## COLLECTED DATA
* START *

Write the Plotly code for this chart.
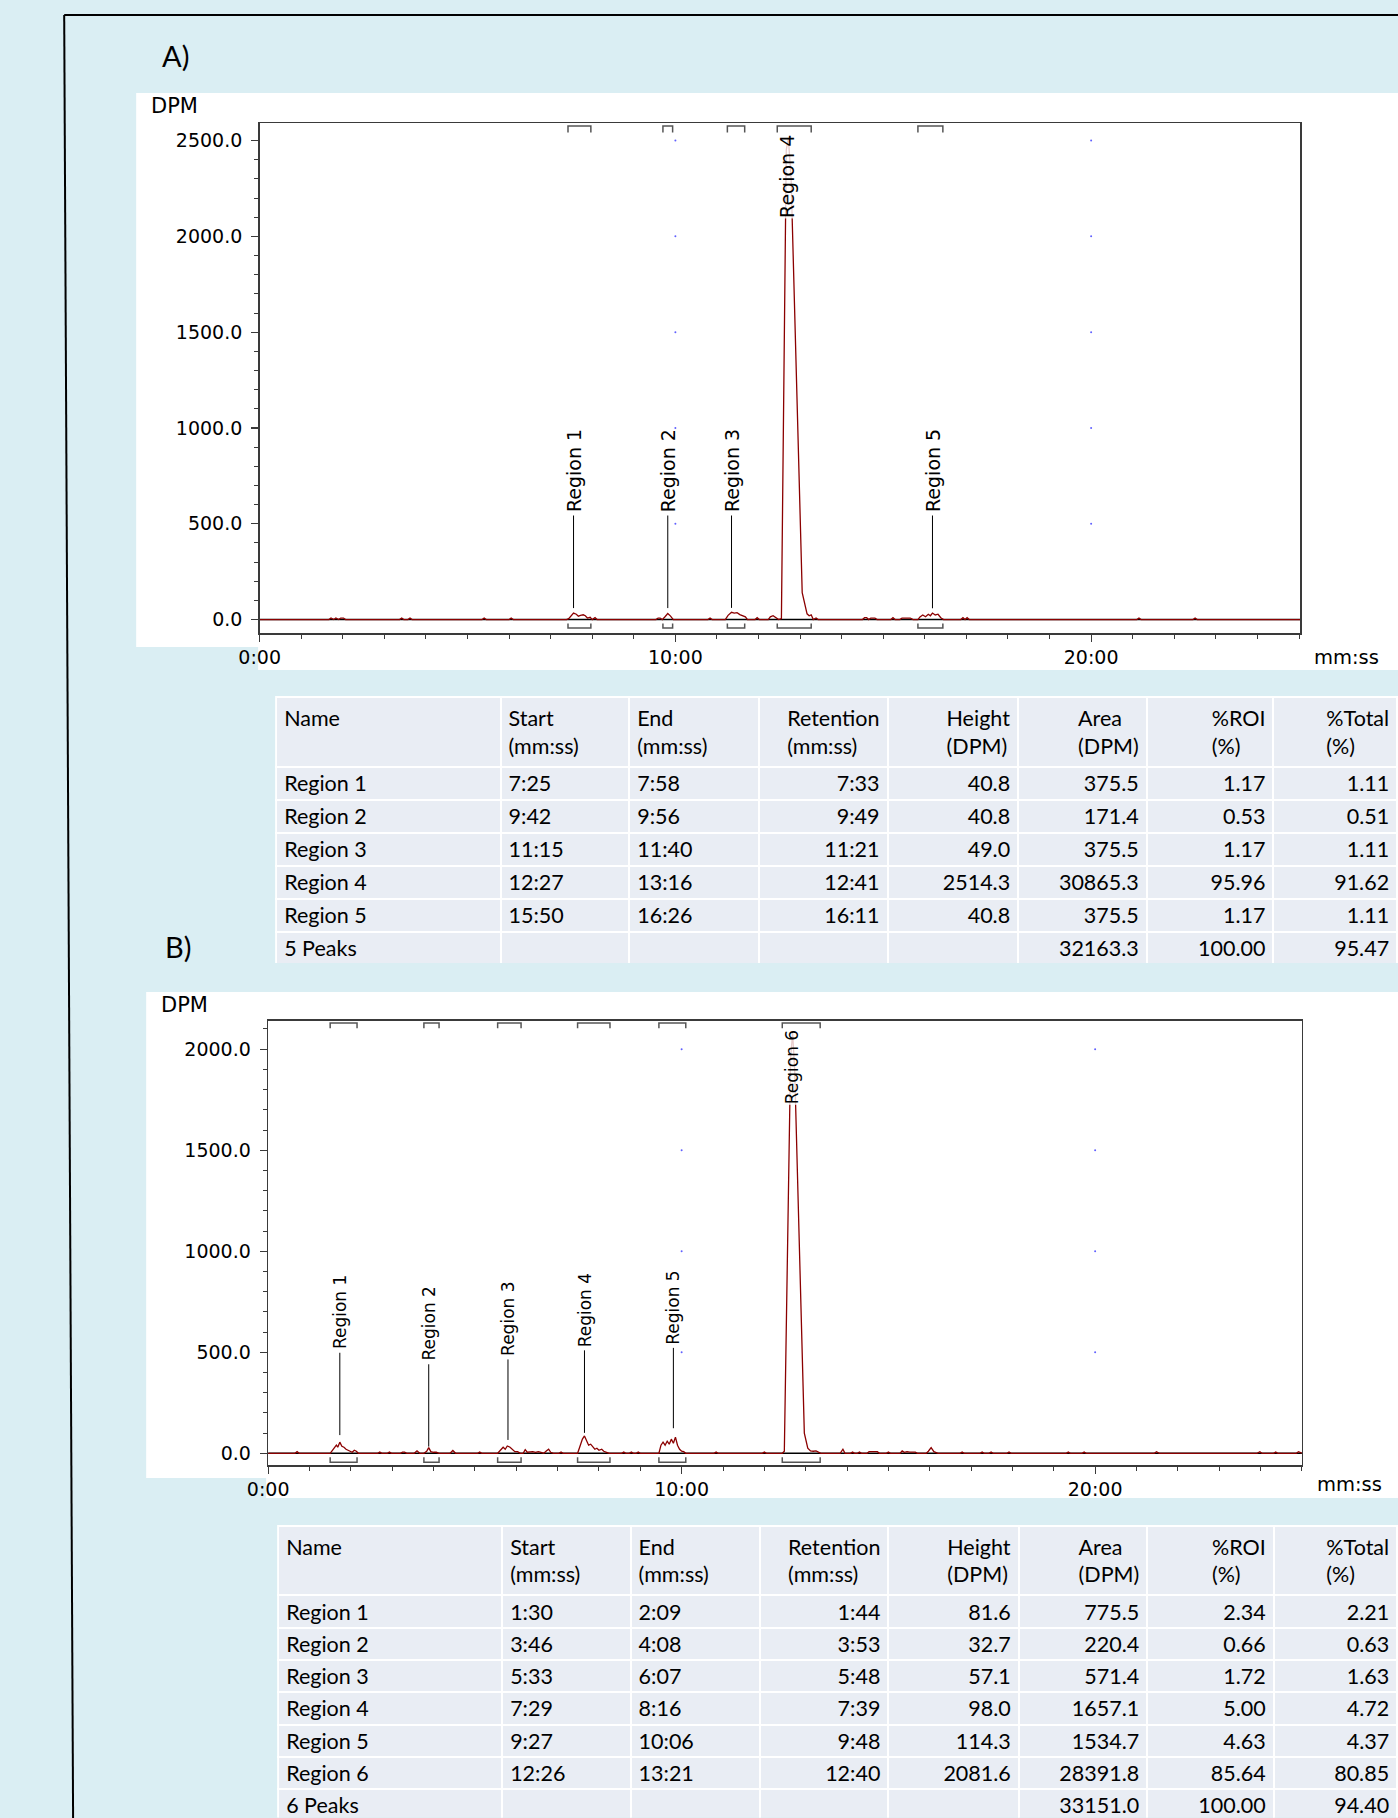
import plotly.graph_objects as go

W, H = 1398, 1818

# ---------------- data ----------------
a_time = [0,
          100, 103, 107, 110, 114, 117, 121, 124,
          202, 205, 208, 214, 217, 220,
          321, 324, 327, 360, 363, 366,
          443, 446, 450, 453, 457, 460, 463, 467, 470, 473, 477, 480, 484, 487,
          572, 575, 578, 581, 585, 589, 593, 597,
          647, 650, 653,
          672, 676, 681, 685, 689, 693, 697, 701, 704,
          715, 718, 721, 734, 737, 741, 745, 749,
          753, 760, 763, 767, 783, 790, 793, 796, 799, 803, 806,
          870, 873, 876, 879, 882, 885, 888, 891,
          911, 914, 917, 924, 927, 931, 935, 939, 943,
          950, 953, 957, 961, 965, 968, 971, 975, 979, 983, 987,
          1012, 1015, 1018, 1021, 1024,
          1266, 1269, 1272, 1347, 1350, 1353,
          1502]
a_dpm = [0,
         0, 8, 0, 8, 0, 8, 8, 0,
         0, 8, 0, 0, 8, 0,
         0, 8, 0, 0, 8, 0,
         0, 5, 20, 34, 28, 18, 22, 25, 20, 8, 12, 0, 10, 0,
         0, 8, 8, 0, 15, 32, 18, 0,
         0, 8, 0,
         0, 22, 38, 34, 36, 26, 22, 14, 0,
         0, 10, 0, 0, 14, 20, 10, 0,
         5, 2450, 2514.3, 2300, 140, 30, 20, 25, 0, 8, 0,
         0, 10, 10, 0, 8, 8, 8, 0,
         0, 10, 0, 0, 8, 8, 8, 8, 0,
         0, 14, 24, 15, 28, 20, 34, 24, 28, 10, 0,
         0, 10, 0, 10, 0,
         0, 8, 0, 0, 8, 0,
         0]

b_time = [0,
          39, 42, 45,
          90, 95, 99, 101, 104, 107, 110, 113, 116, 119, 122, 125, 128, 131,
          159, 162, 165, 173, 176, 179, 192, 195, 198, 201, 212, 216, 220,
          226, 230, 233, 236, 240, 244, 248,
          264, 268, 272, 304, 307, 310,
          333, 337, 341, 344, 347, 351, 355, 358, 362, 366,
          370, 373, 376, 380, 384, 388, 392, 396, 400, 404, 407, 410, 414,
          422, 425, 428,
          449, 452, 456, 459, 462, 465, 468, 471, 474, 477, 480, 484, 487, 491, 495,
          513, 516, 519, 524, 527, 530, 534, 537, 540,
          567, 570, 573, 576, 579, 582, 585, 588, 591, 594, 597, 600, 603, 606,
          647, 650, 653, 717, 720, 723,
          746, 749, 758, 761, 764, 778, 783, 787, 791, 795, 799, 802,
          830, 834, 837, 845, 848, 851, 855, 858, 861,
          869, 872, 876, 880, 884, 887, 897, 900, 903,
          917, 920, 923, 927, 931, 935, 939, 942,
          955, 958, 962, 966, 969, 972,
          1004, 1007, 1010, 1033, 1036, 1039, 1046, 1049, 1052,
          1072, 1075, 1078, 1158, 1161, 1164, 1181, 1184, 1187,
          1286, 1289, 1293, 1435, 1439, 1442, 1459, 1462, 1465,
          1492, 1495, 1500]
b_dpm = [0,
         0, 8, 0,
         0, 25, 40, 30, 55, 35, 30, 20, 15, 10, 5, 15, 10, 0,
         0, 6, 0, 0, 6, 0, 0, 6, 6, 0, 0, 12, 0,
         0, 10, 28, 8, 5, 5, 0,
         0, 14, 0, 0, 6, 0,
         0, 15, 30, 20, 36, 30, 15, 8, 8, 0,
         0, 18, 5, 8, 8, 5, 8, 5, 0, 12, 20, 5, 0,
         0, 6, 0,
         0, 30, 70, 86, 65, 40, 45, 30, 20, 25, 15, 20, 10, 5, 0,
         0, 6, 0, 0, 6, 0, 0, 6, 0,
         0, 40, 55, 40, 60, 45, 70, 50, 80, 40, 20, 10, 8, 0,
         0, 6, 0, 0, 6, 0,
         0, 10, 1950, 2081.6, 1900, 100, 25, 12, 10, 12, 5, 0,
         0, 20, 0, 0, 6, 0, 0, 6, 0,
         0, 8, 8, 6, 8, 0, 0, 6, 0,
         0, 12, 5, 8, 6, 5, 6, 0,
         0, 10, 28, 8, 5, 0,
         0, 6, 0, 0, 6, 0, 0, 6, 0,
         0, 6, 0, 0, 6, 0, 0, 6, 0,
         0, 8, 0, 0, 8, 0, 0, 6, 0,
         0, 8, 0]

a_names = ["Region 1", "Region 2", "Region 3", "Region 4", "Region 5", "5 Peaks"]
a_start = ["7:25", "9:42", "11:15", "12:27", "15:50", ""]
a_end = ["7:58", "9:56", "11:40", "13:16", "16:26", ""]
a_ret = ["7:33", "9:49", "11:21", "12:41", "16:11", ""]
a_height = ["40.8", "40.8", "49.0", "2514.3", "40.8", ""]
a_area = ["375.5", "171.4", "375.5", "30865.3", "375.5", "32163.3"]
a_roi = ["1.17", "0.53", "1.17", "95.96", "1.17", "100.00"]
a_total = ["1.11", "0.51", "1.11", "91.62", "1.11", "95.47"]

b_names = ["Region 1", "Region 2", "Region 3", "Region 4", "Region 5", "Region 6", "6 Peaks"]
b_start = ["1:30", "3:46", "5:33", "7:29", "9:27", "12:26", ""]
b_end = ["2:09", "4:08", "6:07", "8:16", "10:06", "13:21", ""]
b_ret = ["1:44", "3:53", "5:48", "7:39", "9:48", "12:40", ""]
b_height = ["81.6", "32.7", "57.1", "98.0", "114.3", "2081.6", ""]
b_area = ["775.5", "220.4", "571.4", "1657.1", "1534.7", "28391.8", "33151.0"]
b_roi = ["2.34", "0.66", "1.72", "5.00", "4.63", "85.64", "100.00"]
b_total = ["2.21", "0.63", "1.63", "4.72", "4.37", "80.85", "94.40"]

table_header = ["Name<br> ", "Start<br>(mm:ss)", "End<br>(mm:ss)", "Retention<br>(mm:ss)",
                "Height<br>(DPM)", "Area<br>(DPM)", "%ROI<br>(%)", "%Total<br>(%)"]

x_tick_vals = [0, 600, 1200]
x_tick_text = ["0:00", "10:00", "20:00"]
a_y_ticks = [0, 500, 1000, 1500, 2000, 2500]
b_y_ticks = [0, 500, 1000, 1500, 2000]

# ---------------- style / layout constants ----------------
BG = "#DAEEF3"
CELL = "#E9EDF4"
RED = "#8B0000"
FR = "#3a3a3a"
CF = "DejaVu Sans"
TF = "Lato"

# horizontal calibration of the page capture (screen = OX + SX * paper_px)
OX, SX = 19.8, 0.9852


def px(x):
    return ((x - OX) / SX) / W


def py(y):
    return 1 - y / H


def sec(t):
    m, s = t.split(":")
    return int(m) * 60 + int(s)


a_lab_tip = [60, 60, 61, None, 59]
a_lab_mid = [778, 778, 778, 2315, 778]
b_lab_tip = [90, 33, 66, 101, 124, None]
b_lab_mid = [698, 641, 665, 710, 722, 1910]

fig = go.Figure()

fig.add_trace(go.Scatter(x=a_time, y=a_dpm, mode="lines", line=dict(color=RED, width=1.3),
                         xaxis="x", yaxis="y", hoverinfo="skip", showlegend=False))
fig.add_trace(go.Scatter(x=b_time, y=b_dpm, mode="lines", line=dict(color=RED, width=1.3),
                         xaxis="x2", yaxis="y2", hoverinfo="skip", showlegend=False))

for xa, ya, yt in (("x", "y", a_y_ticks), ("x2", "y2", b_y_ticks)):
    gx, gy = [], []
    for xv in x_tick_vals[1:]:
        for yv in yt[1:]:
            gx.append(xv)
            gy.append(yv)
    fig.add_trace(go.Scatter(x=gx, y=gy, mode="markers", marker=dict(color="#6060FF", size=2),
                             xaxis=xa, yaxis=ya, hoverinfo="skip", showlegend=False))

aligns = ["left", "left", "left", "right", "right", "right", "right", "right"]
colw = [225, 129, 130, 129, 131, 129, 127, 124]


def add_table(cols, x0, ytop, ybot, ch):
    fig.add_trace(go.Table(
        domain=dict(x=[px(x0), 1.0], y=[ybot, py(ytop)]),
        columnwidth=colw,
        header=dict(values=table_header, fill_color=CELL, line=dict(color="white", width=2),
                    align=aligns, font=dict(family=TF, size=21.5, color="black"), height=66),
        cells=dict(values=cols, fill_color=CELL, line=dict(color="white", width=2),
                   align=aligns, font=dict(family=TF, size=21.5, color="black"), height=ch),
    ))


add_table([a_names, a_start, a_end, a_ret, a_height, a_area, a_roi, a_total], 275, 697, py(964), 33)
add_table([b_names, b_start, b_end, b_ret, b_height, b_area, b_roi, b_total], 277, 1525.5, 0.0, 32.3)


def xaxis(dom, rng):
    return dict(domain=dom, range=rng, showline=True, mirror=True, linecolor=FR, linewidth=1.5,
                showgrid=False, zeroline=False, ticks="outside", ticklen=7, tickwidth=1.2,
                tickcolor=FR, tickfont=dict(family=CF, size=19, color="black"),
                tickmode="linear", tick0=0, dtick=600,
                labelalias={str(v): t for v, t in zip(x_tick_vals, x_tick_text)},
                minor=dict(ticks="outside", ticklen=4, tickwidth=1, tickcolor=FR, dtick=60,
                           tick0=0, showgrid=False),
                fixedrange=True)


def yaxis(dom, rng, anchor):
    return dict(domain=dom, range=rng, anchor=anchor, showline=True, mirror=True, linecolor=FR,
                linewidth=1.5, showgrid=False, zeroline=False, ticks="outside", ticklen=7,
                tickwidth=1.2, tickcolor=FR, tickfont=dict(family=CF, size=19, color="black"),
                tickmode="linear", tick0=0, dtick=500, tickformat=".1f", ticklabelstandoff=5,
                minor=dict(ticks="outside", ticklen=4, tickwidth=1, tickcolor=FR, dtick=100,
                           tick0=0, showgrid=False),
                fixedrange=True)


shapes = [
    dict(type="rect", xref="paper", yref="paper", x0=px(135), x1=1.0, y0=py(647), y1=py(93),
         fillcolor="white", line=dict(width=0), layer="below"),
    dict(type="rect", xref="paper", yref="paper", x0=px(257), x1=1.0, y0=py(670), y1=py(647),
         fillcolor="white", line=dict(width=0), layer="below"),
    dict(type="rect", xref="paper", yref="paper", x0=px(145), x1=1.0, y0=py(1478), y1=py(992),
         fillcolor="white", line=dict(width=0), layer="below"),
    dict(type="rect", xref="paper", yref="paper", x0=px(265), x1=1.0, y0=py(1498), y1=py(1478),
         fillcolor="white", line=dict(width=0), layer="below"),
    dict(type="path", xref="paper", yref="paper",
         path=f"M {px(63)},{py(15)} L 1.02,{py(15)}", line=dict(color="black", width=2)),
    dict(type="path", xref="paper", yref="paper",
         path=f"M {px(63)},{py(15)} L {px(72)},-0.01", line=dict(color="black", width=2)),
]

annotations = [
    dict(text="A)", x=px(174), y=py(55), xref="paper", yref="paper", showarrow=False,
         xanchor="center", yanchor="middle", font=dict(family=TF, size=29, color="black")),
    dict(text="B)", x=px(177), y=py(946), xref="paper", yref="paper", showarrow=False,
         xanchor="center", yanchor="middle", font=dict(family=TF, size=29, color="black")),
]

panels = [
    dict(xa="x", ya="y", names=a_names[:-1], start=a_start, end=a_end, ret=a_ret,
         tip=a_lab_tip, mid=a_lab_mid, top=(2576, 2542), bot=(-44, -20), fs=19,
         dpm=(148, 106), mm=(1346, 657)),
    dict(xa="x2", ya="y2", names=b_names[:-1], start=b_start, end=b_end, ret=b_ret,
         tip=b_lab_tip, mid=b_lab_mid, top=(2129, 2104), bot=(-45, -20), fs=17,
         dpm=(158, 1005), mm=(1349, 1484)),
]

for p in panels:
    xa, ya = p["xa"], p["ya"]
    shapes.append(dict(type="line", xref=f"{xa} domain", yref=ya, x0=0, x1=1, y0=0, y1=0,
                       line=dict(color="black", width=1.5), layer="below"))
    for i, name in enumerate(p["names"]):
        s0, s1 = sec(p["start"][i]), sec(p["end"][i])
        t1, t2 = p["top"]
        b1, b2 = p["bot"]
        shapes.append(dict(type="path", xref=xa, yref=ya,
                           path=f"M {s0},{t2} L {s0},{t1} L {s1},{t1} L {s1},{t2}",
                           line=dict(color="#555555", width=1.5)))
        shapes.append(dict(type="path", xref=xa, yref=ya,
                           path=f"M {s0},{b2} L {s0},{b1} L {s1},{b1} L {s1},{b2}",
                           line=dict(color="#555555", width=1.5)))
        r = sec(p["ret"][i])
        tip = p["tip"][i]
        if tip is None:
            annotations.append(dict(text=name, x=r, y=p["mid"][i], xref=xa, yref=ya,
                                    showarrow=False, textangle=-90, xanchor="center",
                                    yanchor="middle", bgcolor="rgba(255,255,255,0.8)",
                                    borderpad=0,
                                    font=dict(family=CF, size=p["fs"], color="black")))
        else:
            annotations.append(dict(text=name, x=r, y=tip, xref=xa, yref=ya, ax=r,
                                    ay=p["mid"][i], axref=xa, ayref=ya, showarrow=True,
                                    arrowhead=0, arrowwidth=1, arrowcolor="black",
                                    textangle=-90, standoff=0, startstandoff=2,
                                    font=dict(family=CF, size=p["fs"], color="black")))
    annotations.append(dict(text="DPM", x=px(p["dpm"][0]), y=py(p["dpm"][1]), xref="paper",
                            yref="paper", xanchor="left", yanchor="middle", showarrow=False,
                            font=dict(family=CF, size=21, color="black")))
    annotations.append(dict(text="mm:ss", x=px(p["mm"][0]), y=py(p["mm"][1]), xref="paper",
                            yref="paper", xanchor="center", yanchor="middle", showarrow=False,
                            font=dict(family=CF, size=19.5, color="black")))

fig.update_layout(
    width=W, height=H, margin=dict(l=0, r=0, t=0, b=0), autosize=False,
    paper_bgcolor=BG, plot_bgcolor="white", showlegend=False,
    xaxis=xaxis([px(258.5), px(1299.5)], [0, 1502]),
    yaxis=yaxis([py(633), py(123.3)], [-70, 2590], "x"),
    xaxis2=xaxis([px(267), px(1301)], [0, 1500]),
    yaxis2=yaxis([py(1465), py(1020.7)], [-58, 2141], "x2"),
    shapes=shapes, annotations=annotations,
)
fig.layout.xaxis2.anchor = "y2"
fig.layout.xaxis.anchor = "y"

fig.write_html("out.html", config={"displayModeBar": False, "staticPlot": True},
               post_script="document.body.style.margin='0';document.body.style.overflow='hidden';")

* END *

Please extract exactly the lines of the data, from the first through the line containing "W, H = 1398, 1818", and add no pictures to the copy.

## TASK RESULT
Write the Plotly code for this chart.
import plotly.graph_objects as go

W, H = 1398, 1818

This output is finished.